According to a report from Norwegian broadcaster NRK, the defense ministry intends to close nine military bases and cut the number of military personnel by 1,500. Most of those affected will be ground troops, but some coastal defense units and maritime territorial troops are also facing cuts.
The reports have been met with an uproar by representatives of Norway's armed forces and opposition politicians keen on saving local jobs in the areas they represent.
Pal Nygaard, head of the ground forces' union, said that the reforms will have "dramatic consequences" for defense.
"We will be completely paralyzed if the current government goes ahead with such a project. Our ground forces have one brigade; if the second and supporting departments are disbanded, we lose the brigade as a system," he told NRK.
Norway's Officer's Association told NRK that the greatest cuts concern ground forces based in the north of the country. In the region of Troms, 900 members of the armed forces are thought to have been deemed surplus to requirements.
"They are our busiest units. I don't understand the logic, I don't understand how such a decision can be taken," Colonel Bjorn Tore Woll, spokesman for Norway's Officer's Union, told NRK.
"It seems that we are supposed to have a defense in which there are no people, just technology. It's very bad."
"I really want to call for a national protest. I think that the people just don't understand how this can affect the army's ability to carry out its functions. Things are getting so bad, that we won't have any kind of army," he said.
She told NRK that the area stands to lose 200 military staff.
"If the leak from the Ministry of Defense is correct and the plan goes ahead, about 200 jobs could be lost in Harstad," she complained.
"The main thing is not that Harstad will lose jobs, but that they are jobs of the armed forces, which are supposed to protect our country from danger.
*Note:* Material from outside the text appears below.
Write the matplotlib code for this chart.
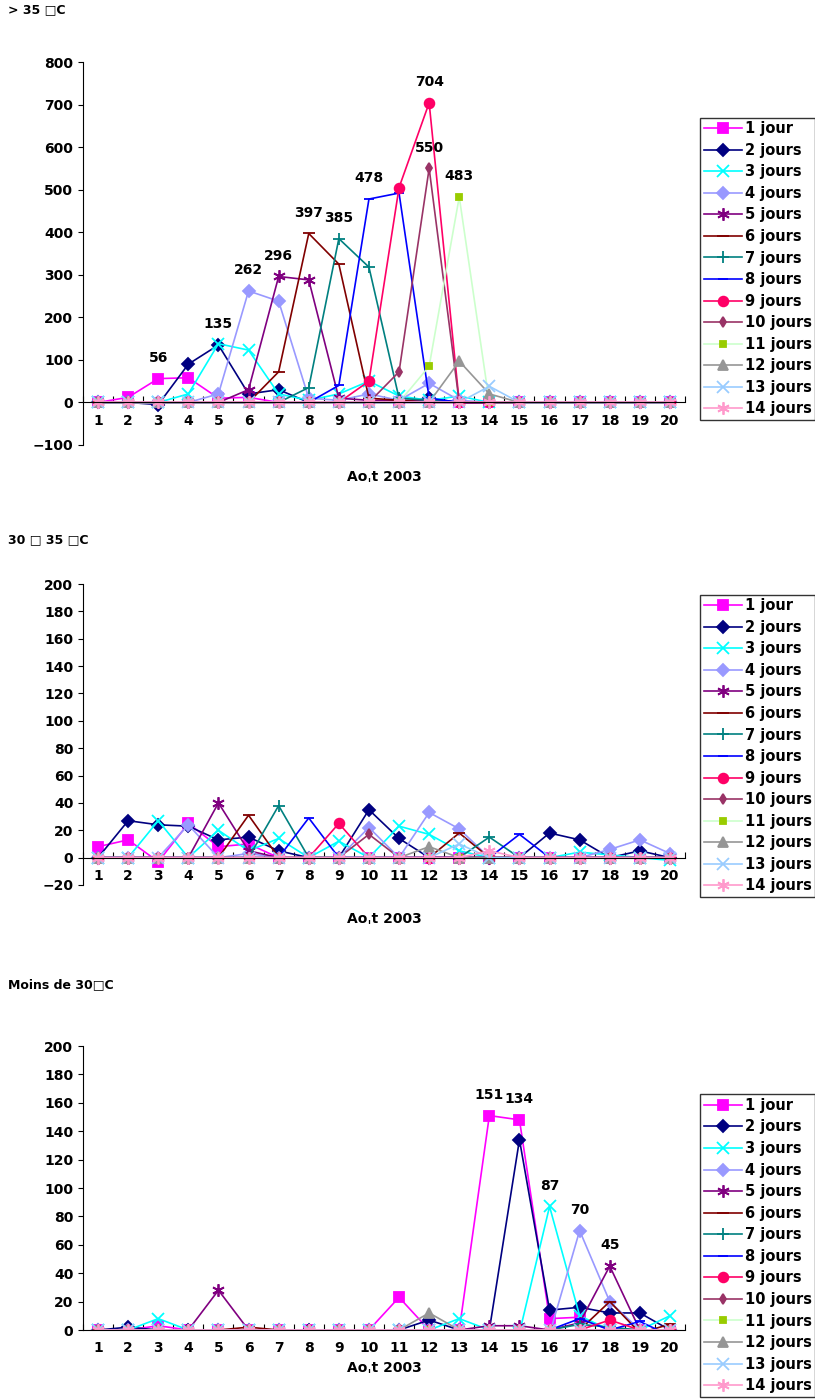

Given the current dangers, it is not right and not clever to dismantle the defense in the north, where we are facing the greatest dangers," Fjellstad said.
Eivind Stene, a member of the Harstad branch of the Progress Party, part of Norway's ruling coalition since 2013, said that Norway is in need of greater military support in the north in order to deal with the challenges of illegal migration.
"Taking into account the new threats that we are facing, the activity that is going on in the North and the increasing tension in the world, particularly the flow of migrants, it is important that the defense of northern Norway is strengthened," he said.